Oddly named martial artist Stan Lee would return, but his first appearance is nothing special. Barry Kitson is prominent in this volume, and his best is ‘Dead Ringer’ with Dredd investigating the sighting of man who’d disappeared years previously. All too infrequent Garry Leach art is always welcome. ‘Attack of the 50 Foot Woman’ is as described, ‘The Comeback’ is the 22nd century revival of one Jaxon Prince, but ’10 Years On’ was obviously produced to a shorter deadline.
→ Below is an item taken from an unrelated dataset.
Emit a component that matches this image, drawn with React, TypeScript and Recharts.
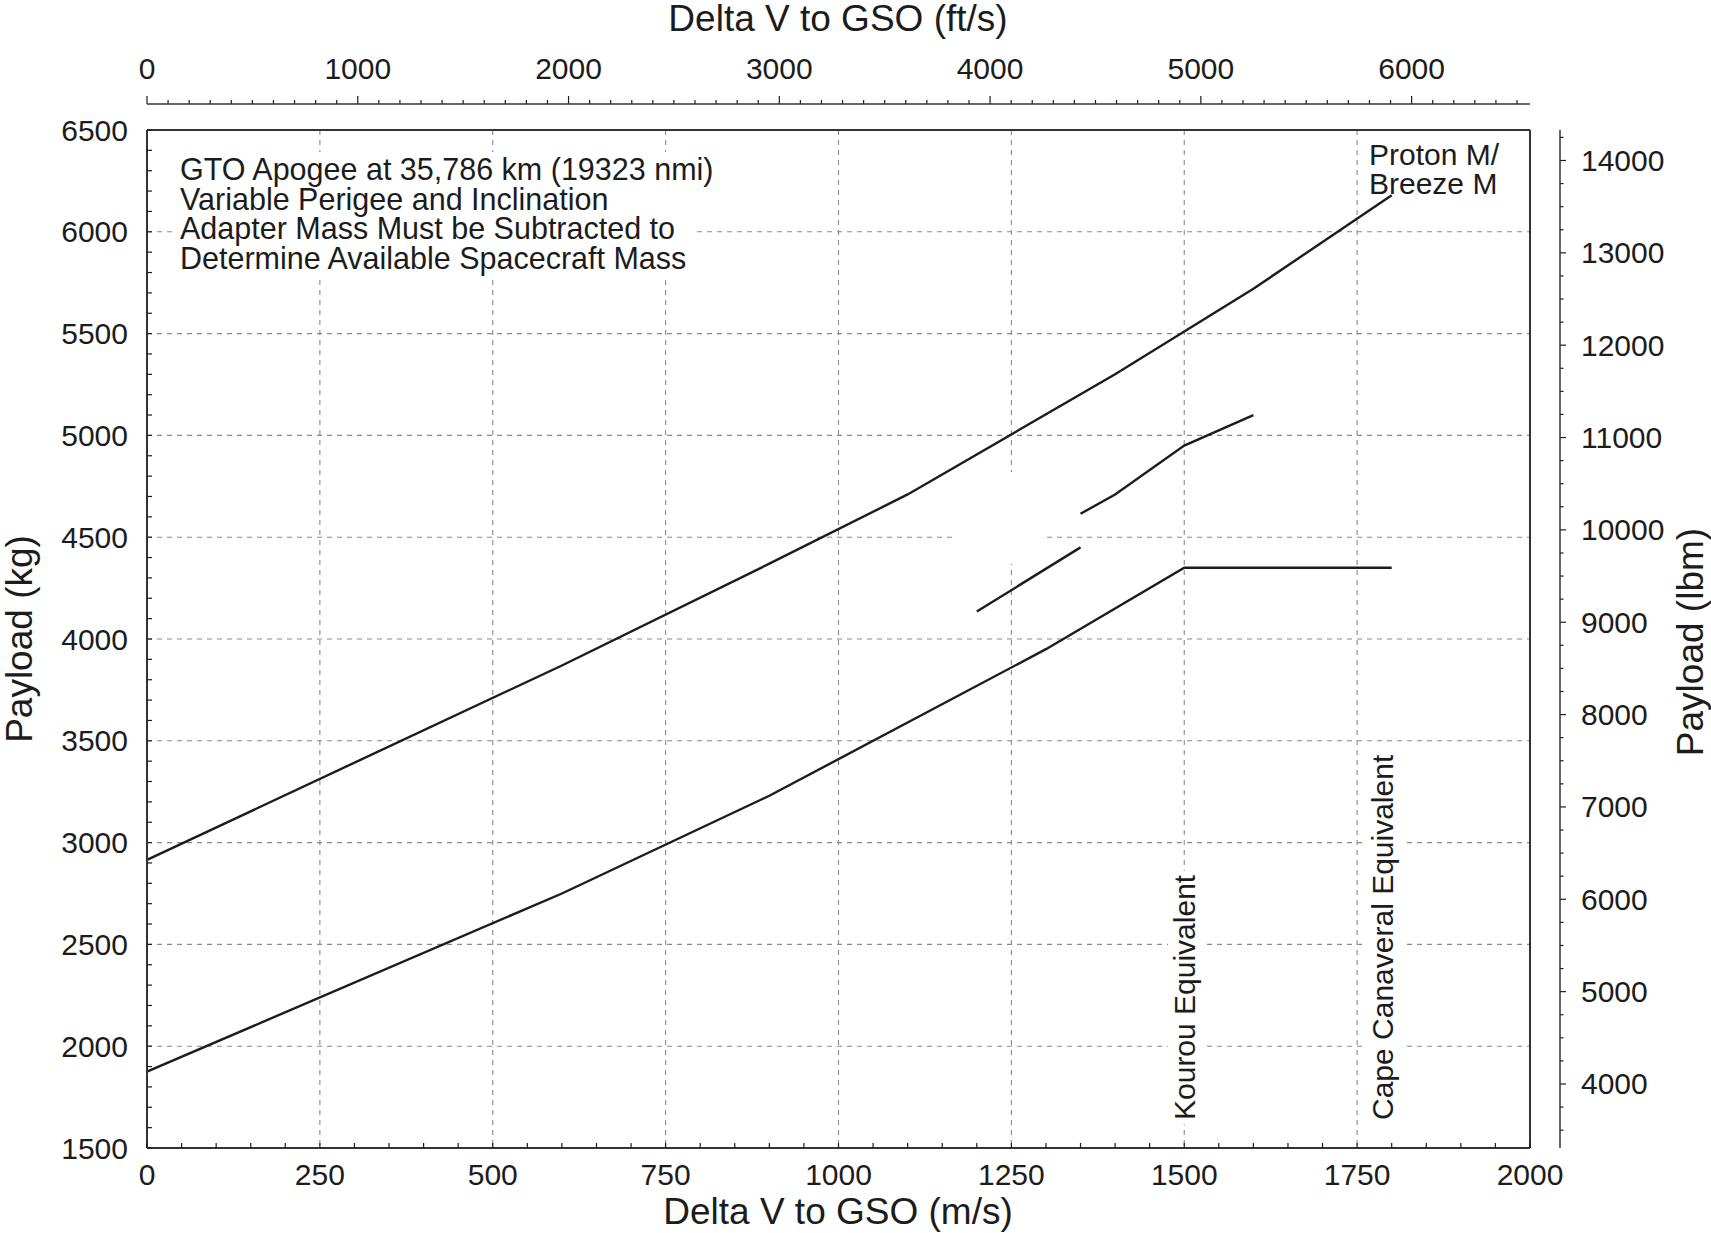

The Steve Dillon drawn ‘Slick Dickens’ has a good twist, and Ian Gibson’s ‘Paid With Thanks’ originated with Grant musing about whether a scheme of invoicing companies merely for sending an invoice might be legal and lucrative. ‘What If Judges Did Ads?’ is a Mad style parody with assorted artists delivering a single page. Distanced from the TV ads they’re based on by two decades only Gibson’s launderette pastiche still raises a smile.
At least the volume ends on a relatively high note with ‘So You Want To Be A Judge?’, with Wagner and Grant reminding everyone again what gits the judges are, and one of only two strips drawn for 2000AD by the promising Paul Hardy.